# What the task requires
Below is a listing. Return the lines from the one that contains "Recreate this image" to the one that contains "0.30, 0.27, 0.27];", both ends included, verbatim and with no pictures.

# Entries supplied
· · ·

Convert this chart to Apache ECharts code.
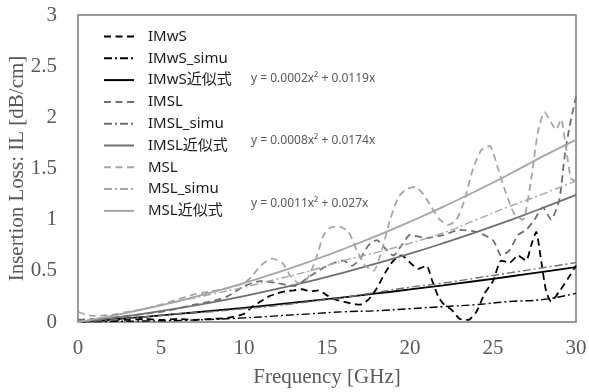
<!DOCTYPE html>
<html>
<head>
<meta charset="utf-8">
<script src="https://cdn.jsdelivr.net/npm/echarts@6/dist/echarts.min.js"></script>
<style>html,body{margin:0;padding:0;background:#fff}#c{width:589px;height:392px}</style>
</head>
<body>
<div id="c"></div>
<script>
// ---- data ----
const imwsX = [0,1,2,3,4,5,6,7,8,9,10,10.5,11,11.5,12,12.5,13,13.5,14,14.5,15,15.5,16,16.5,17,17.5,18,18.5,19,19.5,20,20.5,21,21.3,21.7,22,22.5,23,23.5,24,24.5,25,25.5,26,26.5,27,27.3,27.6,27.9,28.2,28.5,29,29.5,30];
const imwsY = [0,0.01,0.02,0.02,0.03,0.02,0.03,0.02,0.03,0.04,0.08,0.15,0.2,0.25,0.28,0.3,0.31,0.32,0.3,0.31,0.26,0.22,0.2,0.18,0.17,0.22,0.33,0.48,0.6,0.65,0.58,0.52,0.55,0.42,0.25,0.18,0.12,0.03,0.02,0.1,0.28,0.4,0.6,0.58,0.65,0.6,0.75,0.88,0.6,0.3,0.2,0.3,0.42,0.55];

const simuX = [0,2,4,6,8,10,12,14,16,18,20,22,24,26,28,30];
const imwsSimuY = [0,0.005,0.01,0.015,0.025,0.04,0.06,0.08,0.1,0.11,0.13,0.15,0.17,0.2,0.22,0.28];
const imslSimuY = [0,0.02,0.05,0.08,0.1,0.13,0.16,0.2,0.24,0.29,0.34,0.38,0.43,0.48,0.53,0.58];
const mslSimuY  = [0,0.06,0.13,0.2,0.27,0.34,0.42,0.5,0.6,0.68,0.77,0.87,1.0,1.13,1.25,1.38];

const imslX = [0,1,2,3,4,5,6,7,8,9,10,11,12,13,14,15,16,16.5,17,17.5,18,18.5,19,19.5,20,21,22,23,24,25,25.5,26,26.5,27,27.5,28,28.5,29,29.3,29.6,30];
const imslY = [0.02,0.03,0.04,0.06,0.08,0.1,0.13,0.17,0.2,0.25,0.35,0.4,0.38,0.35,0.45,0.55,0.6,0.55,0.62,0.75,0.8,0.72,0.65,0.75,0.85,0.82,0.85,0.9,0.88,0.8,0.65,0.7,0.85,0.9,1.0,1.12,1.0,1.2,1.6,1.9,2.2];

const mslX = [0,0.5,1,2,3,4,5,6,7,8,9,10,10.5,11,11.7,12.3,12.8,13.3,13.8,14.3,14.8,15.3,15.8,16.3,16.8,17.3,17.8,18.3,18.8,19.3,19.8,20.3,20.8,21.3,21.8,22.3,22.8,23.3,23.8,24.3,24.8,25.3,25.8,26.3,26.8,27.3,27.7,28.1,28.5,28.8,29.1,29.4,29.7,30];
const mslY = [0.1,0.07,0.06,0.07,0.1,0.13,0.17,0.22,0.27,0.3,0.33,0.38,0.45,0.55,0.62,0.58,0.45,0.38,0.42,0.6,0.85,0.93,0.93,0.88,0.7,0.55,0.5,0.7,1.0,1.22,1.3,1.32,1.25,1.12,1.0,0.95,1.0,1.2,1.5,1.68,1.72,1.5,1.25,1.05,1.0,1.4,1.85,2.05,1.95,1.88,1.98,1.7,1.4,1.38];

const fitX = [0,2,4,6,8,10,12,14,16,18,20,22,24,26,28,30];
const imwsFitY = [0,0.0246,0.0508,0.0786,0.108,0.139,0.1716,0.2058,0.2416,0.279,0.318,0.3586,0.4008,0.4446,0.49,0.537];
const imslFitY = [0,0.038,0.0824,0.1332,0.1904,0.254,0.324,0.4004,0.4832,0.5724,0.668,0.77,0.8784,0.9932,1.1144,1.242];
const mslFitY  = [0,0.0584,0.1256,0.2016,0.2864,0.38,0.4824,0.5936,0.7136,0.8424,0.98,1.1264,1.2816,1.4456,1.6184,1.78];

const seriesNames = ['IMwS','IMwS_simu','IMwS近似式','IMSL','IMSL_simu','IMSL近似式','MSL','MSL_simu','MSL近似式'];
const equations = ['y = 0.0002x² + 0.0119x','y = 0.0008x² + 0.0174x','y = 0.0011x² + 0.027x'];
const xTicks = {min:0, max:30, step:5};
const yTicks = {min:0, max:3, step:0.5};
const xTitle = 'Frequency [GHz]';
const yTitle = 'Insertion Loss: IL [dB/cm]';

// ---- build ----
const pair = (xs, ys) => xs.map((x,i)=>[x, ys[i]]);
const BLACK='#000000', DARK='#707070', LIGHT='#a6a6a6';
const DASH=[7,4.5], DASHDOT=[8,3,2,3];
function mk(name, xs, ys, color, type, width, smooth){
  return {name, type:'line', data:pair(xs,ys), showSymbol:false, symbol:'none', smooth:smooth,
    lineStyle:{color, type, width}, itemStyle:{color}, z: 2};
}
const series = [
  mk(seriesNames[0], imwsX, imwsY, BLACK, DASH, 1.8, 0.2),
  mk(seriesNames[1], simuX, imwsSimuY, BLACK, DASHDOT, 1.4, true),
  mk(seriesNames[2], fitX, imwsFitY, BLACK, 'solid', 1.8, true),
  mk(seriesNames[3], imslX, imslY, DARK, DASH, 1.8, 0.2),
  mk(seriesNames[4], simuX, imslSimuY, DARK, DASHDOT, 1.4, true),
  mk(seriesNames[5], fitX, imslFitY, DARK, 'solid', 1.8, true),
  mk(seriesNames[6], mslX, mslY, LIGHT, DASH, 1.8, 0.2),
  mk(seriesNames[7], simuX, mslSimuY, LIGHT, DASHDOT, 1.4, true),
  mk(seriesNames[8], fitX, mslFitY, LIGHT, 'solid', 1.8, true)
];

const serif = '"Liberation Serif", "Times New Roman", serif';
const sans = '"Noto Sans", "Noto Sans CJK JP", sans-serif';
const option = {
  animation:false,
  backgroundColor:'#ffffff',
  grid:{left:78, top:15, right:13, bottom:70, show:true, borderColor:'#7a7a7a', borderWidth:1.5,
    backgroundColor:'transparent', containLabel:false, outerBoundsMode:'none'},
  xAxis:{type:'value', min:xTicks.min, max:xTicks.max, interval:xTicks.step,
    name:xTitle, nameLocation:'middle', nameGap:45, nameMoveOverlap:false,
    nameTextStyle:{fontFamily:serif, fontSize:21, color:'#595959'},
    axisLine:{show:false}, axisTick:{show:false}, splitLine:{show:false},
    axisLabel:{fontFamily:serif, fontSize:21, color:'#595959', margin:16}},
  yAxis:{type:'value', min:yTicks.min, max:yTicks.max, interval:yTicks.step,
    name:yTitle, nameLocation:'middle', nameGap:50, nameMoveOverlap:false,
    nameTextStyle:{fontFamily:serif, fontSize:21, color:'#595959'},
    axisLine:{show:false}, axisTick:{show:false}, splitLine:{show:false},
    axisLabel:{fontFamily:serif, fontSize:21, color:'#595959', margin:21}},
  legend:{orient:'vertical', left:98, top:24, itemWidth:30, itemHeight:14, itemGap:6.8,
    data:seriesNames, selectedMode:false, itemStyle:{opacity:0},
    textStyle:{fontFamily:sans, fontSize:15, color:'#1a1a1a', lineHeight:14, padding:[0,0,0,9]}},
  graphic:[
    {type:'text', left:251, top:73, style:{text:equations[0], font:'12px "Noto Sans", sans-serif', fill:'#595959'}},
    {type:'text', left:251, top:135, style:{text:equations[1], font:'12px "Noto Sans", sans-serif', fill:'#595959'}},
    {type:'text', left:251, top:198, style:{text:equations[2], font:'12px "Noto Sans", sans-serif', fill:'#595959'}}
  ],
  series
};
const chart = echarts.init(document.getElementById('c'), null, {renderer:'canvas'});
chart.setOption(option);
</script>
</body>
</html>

· · ·

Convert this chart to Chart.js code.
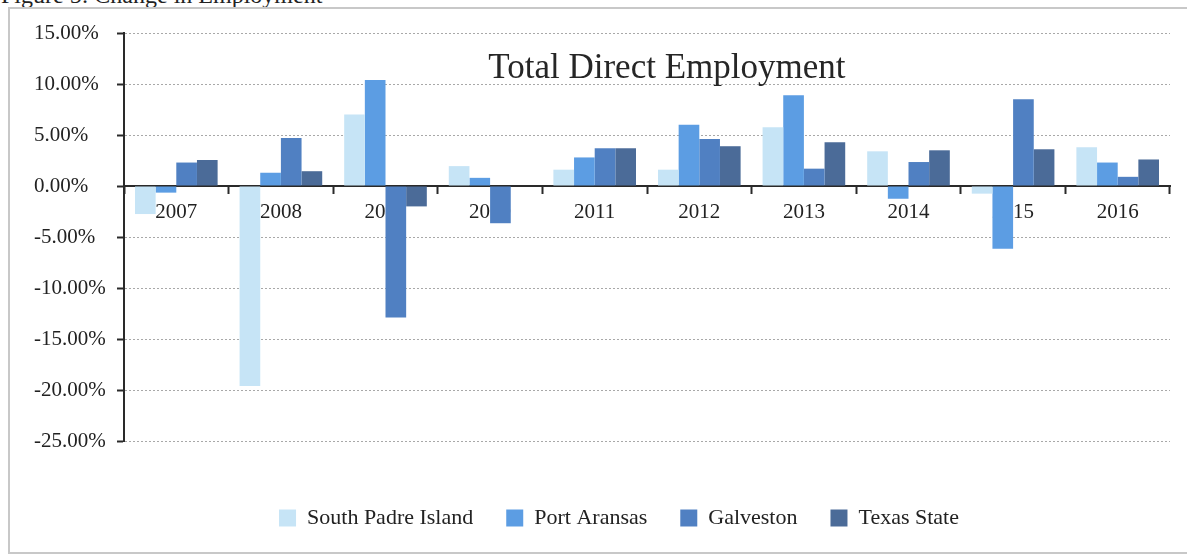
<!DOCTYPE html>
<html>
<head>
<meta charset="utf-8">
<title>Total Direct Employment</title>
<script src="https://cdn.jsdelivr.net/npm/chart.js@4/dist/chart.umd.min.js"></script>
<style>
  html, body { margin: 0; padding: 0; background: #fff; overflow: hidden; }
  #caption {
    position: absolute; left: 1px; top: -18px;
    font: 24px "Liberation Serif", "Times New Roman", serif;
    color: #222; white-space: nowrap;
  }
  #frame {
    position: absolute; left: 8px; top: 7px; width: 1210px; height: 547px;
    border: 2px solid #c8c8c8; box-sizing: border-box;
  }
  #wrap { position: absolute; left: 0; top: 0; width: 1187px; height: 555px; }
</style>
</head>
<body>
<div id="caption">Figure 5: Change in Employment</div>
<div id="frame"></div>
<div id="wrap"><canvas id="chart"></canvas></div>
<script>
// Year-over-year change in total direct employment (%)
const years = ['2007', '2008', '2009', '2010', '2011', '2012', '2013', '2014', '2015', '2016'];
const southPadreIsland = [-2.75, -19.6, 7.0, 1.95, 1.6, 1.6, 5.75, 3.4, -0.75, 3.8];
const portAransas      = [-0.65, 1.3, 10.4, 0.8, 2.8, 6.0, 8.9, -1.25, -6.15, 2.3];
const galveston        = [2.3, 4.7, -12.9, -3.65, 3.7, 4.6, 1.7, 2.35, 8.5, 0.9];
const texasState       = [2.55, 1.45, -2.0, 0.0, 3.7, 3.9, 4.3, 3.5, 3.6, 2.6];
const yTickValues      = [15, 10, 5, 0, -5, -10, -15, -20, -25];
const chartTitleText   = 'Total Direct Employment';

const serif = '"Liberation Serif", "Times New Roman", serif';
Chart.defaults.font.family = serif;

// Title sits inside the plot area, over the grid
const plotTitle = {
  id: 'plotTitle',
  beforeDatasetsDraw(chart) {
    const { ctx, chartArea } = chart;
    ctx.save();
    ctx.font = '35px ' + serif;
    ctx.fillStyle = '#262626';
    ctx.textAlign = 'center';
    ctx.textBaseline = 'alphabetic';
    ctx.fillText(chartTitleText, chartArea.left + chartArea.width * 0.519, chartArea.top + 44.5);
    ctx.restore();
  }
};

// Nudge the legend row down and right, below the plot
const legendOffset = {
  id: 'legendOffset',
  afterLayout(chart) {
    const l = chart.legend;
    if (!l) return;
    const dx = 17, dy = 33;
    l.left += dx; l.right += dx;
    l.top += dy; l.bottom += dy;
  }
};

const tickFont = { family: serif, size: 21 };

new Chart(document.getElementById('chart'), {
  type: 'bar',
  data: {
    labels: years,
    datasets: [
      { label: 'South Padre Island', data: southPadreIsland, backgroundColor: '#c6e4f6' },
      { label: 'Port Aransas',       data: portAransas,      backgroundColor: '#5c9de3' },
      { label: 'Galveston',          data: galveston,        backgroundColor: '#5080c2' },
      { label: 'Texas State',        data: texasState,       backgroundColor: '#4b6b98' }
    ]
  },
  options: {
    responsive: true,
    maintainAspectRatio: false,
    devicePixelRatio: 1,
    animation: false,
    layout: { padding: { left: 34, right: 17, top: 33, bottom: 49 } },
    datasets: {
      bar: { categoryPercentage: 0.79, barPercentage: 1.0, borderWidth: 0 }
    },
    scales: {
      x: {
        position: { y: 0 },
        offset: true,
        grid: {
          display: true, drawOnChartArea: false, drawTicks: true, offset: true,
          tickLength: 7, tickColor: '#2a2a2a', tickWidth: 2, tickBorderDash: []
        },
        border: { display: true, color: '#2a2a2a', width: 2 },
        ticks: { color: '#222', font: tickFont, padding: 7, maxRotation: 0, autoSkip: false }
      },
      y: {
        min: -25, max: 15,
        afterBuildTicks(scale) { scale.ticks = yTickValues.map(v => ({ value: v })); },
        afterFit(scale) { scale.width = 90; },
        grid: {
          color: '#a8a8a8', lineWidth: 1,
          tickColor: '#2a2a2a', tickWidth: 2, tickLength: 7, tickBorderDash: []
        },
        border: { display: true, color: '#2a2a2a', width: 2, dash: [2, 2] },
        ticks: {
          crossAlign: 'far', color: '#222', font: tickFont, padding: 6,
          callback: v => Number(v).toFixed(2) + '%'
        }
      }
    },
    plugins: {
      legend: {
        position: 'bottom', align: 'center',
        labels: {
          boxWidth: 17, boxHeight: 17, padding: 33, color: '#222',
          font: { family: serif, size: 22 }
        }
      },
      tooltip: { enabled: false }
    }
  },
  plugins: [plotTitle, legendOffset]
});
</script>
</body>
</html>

· · ·

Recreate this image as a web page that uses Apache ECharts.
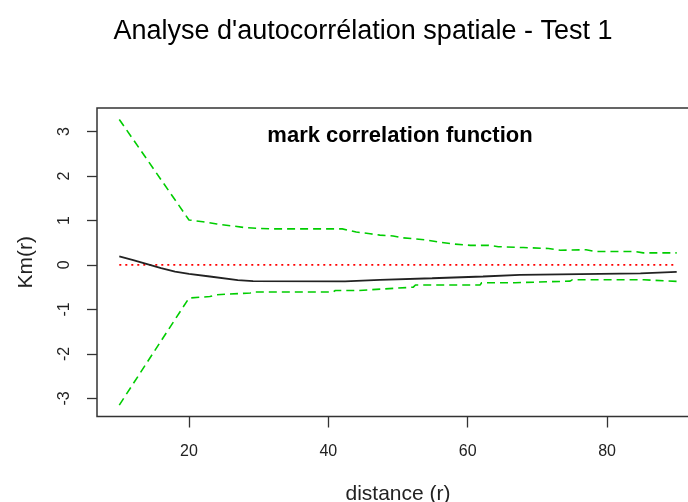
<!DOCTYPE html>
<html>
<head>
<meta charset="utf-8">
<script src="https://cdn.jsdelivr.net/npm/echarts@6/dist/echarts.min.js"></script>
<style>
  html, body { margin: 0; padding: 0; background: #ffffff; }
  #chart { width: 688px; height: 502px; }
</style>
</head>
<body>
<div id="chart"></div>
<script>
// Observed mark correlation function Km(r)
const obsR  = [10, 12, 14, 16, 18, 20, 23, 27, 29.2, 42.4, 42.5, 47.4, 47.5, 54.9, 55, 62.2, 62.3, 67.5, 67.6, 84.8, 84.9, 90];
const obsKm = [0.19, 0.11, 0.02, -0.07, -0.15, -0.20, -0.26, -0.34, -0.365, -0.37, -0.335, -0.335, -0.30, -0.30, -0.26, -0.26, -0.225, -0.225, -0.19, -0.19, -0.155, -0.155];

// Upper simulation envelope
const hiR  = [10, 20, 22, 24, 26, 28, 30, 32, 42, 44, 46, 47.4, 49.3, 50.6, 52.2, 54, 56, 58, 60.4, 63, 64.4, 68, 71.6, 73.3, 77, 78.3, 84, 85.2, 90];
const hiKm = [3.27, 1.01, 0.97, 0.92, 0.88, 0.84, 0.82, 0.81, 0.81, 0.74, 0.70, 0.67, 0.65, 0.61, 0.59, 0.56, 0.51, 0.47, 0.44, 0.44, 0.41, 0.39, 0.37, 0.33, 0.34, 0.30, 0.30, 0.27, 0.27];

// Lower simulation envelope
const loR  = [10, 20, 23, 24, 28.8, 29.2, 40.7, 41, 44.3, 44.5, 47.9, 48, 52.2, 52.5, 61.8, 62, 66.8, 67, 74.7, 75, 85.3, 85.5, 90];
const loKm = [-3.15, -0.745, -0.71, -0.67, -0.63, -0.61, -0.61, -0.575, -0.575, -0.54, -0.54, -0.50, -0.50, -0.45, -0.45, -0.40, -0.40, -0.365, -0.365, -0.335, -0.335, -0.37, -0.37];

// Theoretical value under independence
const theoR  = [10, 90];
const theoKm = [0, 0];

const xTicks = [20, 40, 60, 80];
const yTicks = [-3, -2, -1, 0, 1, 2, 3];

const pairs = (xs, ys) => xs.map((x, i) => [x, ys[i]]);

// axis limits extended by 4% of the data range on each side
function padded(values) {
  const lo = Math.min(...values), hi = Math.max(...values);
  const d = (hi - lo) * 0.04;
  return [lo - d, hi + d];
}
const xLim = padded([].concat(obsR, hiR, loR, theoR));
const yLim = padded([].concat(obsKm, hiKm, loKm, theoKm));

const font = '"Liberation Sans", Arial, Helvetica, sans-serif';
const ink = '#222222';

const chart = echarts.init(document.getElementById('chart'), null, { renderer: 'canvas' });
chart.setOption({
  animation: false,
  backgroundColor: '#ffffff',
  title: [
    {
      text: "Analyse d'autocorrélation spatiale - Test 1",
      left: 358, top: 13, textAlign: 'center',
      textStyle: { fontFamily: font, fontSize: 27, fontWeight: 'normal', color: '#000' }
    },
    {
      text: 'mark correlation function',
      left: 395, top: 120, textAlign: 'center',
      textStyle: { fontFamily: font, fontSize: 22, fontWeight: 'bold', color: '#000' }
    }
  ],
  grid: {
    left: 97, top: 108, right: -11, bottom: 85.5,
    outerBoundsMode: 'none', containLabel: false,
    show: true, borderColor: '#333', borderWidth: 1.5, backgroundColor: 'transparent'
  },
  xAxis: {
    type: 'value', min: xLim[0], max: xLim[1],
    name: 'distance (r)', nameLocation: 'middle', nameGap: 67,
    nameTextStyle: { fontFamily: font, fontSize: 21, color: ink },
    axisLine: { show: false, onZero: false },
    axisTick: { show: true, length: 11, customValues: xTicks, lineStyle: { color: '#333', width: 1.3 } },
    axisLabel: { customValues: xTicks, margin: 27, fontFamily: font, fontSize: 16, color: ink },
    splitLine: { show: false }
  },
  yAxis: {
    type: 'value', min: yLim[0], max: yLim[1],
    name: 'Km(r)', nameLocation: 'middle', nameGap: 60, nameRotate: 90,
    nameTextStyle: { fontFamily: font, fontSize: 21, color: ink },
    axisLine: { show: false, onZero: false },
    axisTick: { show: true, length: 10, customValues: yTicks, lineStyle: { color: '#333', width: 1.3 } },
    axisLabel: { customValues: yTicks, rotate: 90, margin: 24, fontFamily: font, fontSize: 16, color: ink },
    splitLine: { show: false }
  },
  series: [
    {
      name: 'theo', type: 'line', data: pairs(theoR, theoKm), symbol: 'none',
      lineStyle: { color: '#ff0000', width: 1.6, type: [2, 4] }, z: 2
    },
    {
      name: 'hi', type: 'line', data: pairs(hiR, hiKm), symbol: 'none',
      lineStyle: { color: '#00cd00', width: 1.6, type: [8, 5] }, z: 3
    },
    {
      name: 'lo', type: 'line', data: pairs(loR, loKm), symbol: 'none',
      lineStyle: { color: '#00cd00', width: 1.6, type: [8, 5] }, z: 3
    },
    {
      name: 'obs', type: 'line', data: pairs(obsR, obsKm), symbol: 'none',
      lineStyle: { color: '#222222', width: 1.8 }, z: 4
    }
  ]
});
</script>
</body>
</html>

· · ·

# The answer
Recreate this image as a web page that uses Apache ECharts.
<!DOCTYPE html>
<html>
<head>
<meta charset="utf-8">
<script src="https://cdn.jsdelivr.net/npm/echarts@6/dist/echarts.min.js"></script>
<style>
  html, body { margin: 0; padding: 0; background: #ffffff; }
  #chart { width: 688px; height: 502px; }
</style>
</head>
<body>
<div id="chart"></div>
<script>
// Observed mark correlation function Km(r)
const obsR  = [10, 12, 14, 16, 18, 20, 23, 27, 29.2, 42.4, 42.5, 47.4, 47.5, 54.9, 55, 62.2, 62.3, 67.5, 67.6, 84.8, 84.9, 90];
const obsKm = [0.19, 0.11, 0.02, -0.07, -0.15, -0.20, -0.26, -0.34, -0.365, -0.37, -0.335, -0.335, -0.30, -0.30, -0.26, -0.26, -0.225, -0.225, -0.19, -0.19, -0.155, -0.155];

// Upper simulation envelope
const hiR  = [10, 20, 22, 24, 26, 28, 30, 32, 42, 44, 46, 47.4, 49.3, 50.6, 52.2, 54, 56, 58, 60.4, 63, 64.4, 68, 71.6, 73.3, 77, 78.3, 84, 85.2, 90];
const hiKm = [3.27, 1.01, 0.97, 0.92, 0.88, 0.84, 0.82, 0.81, 0.81, 0.74, 0.70, 0.67, 0.65, 0.61, 0.59, 0.56, 0.51, 0.47, 0.44, 0.44, 0.41, 0.39, 0.37, 0.33, 0.34, 0.30, 0.30, 0.27, 0.27];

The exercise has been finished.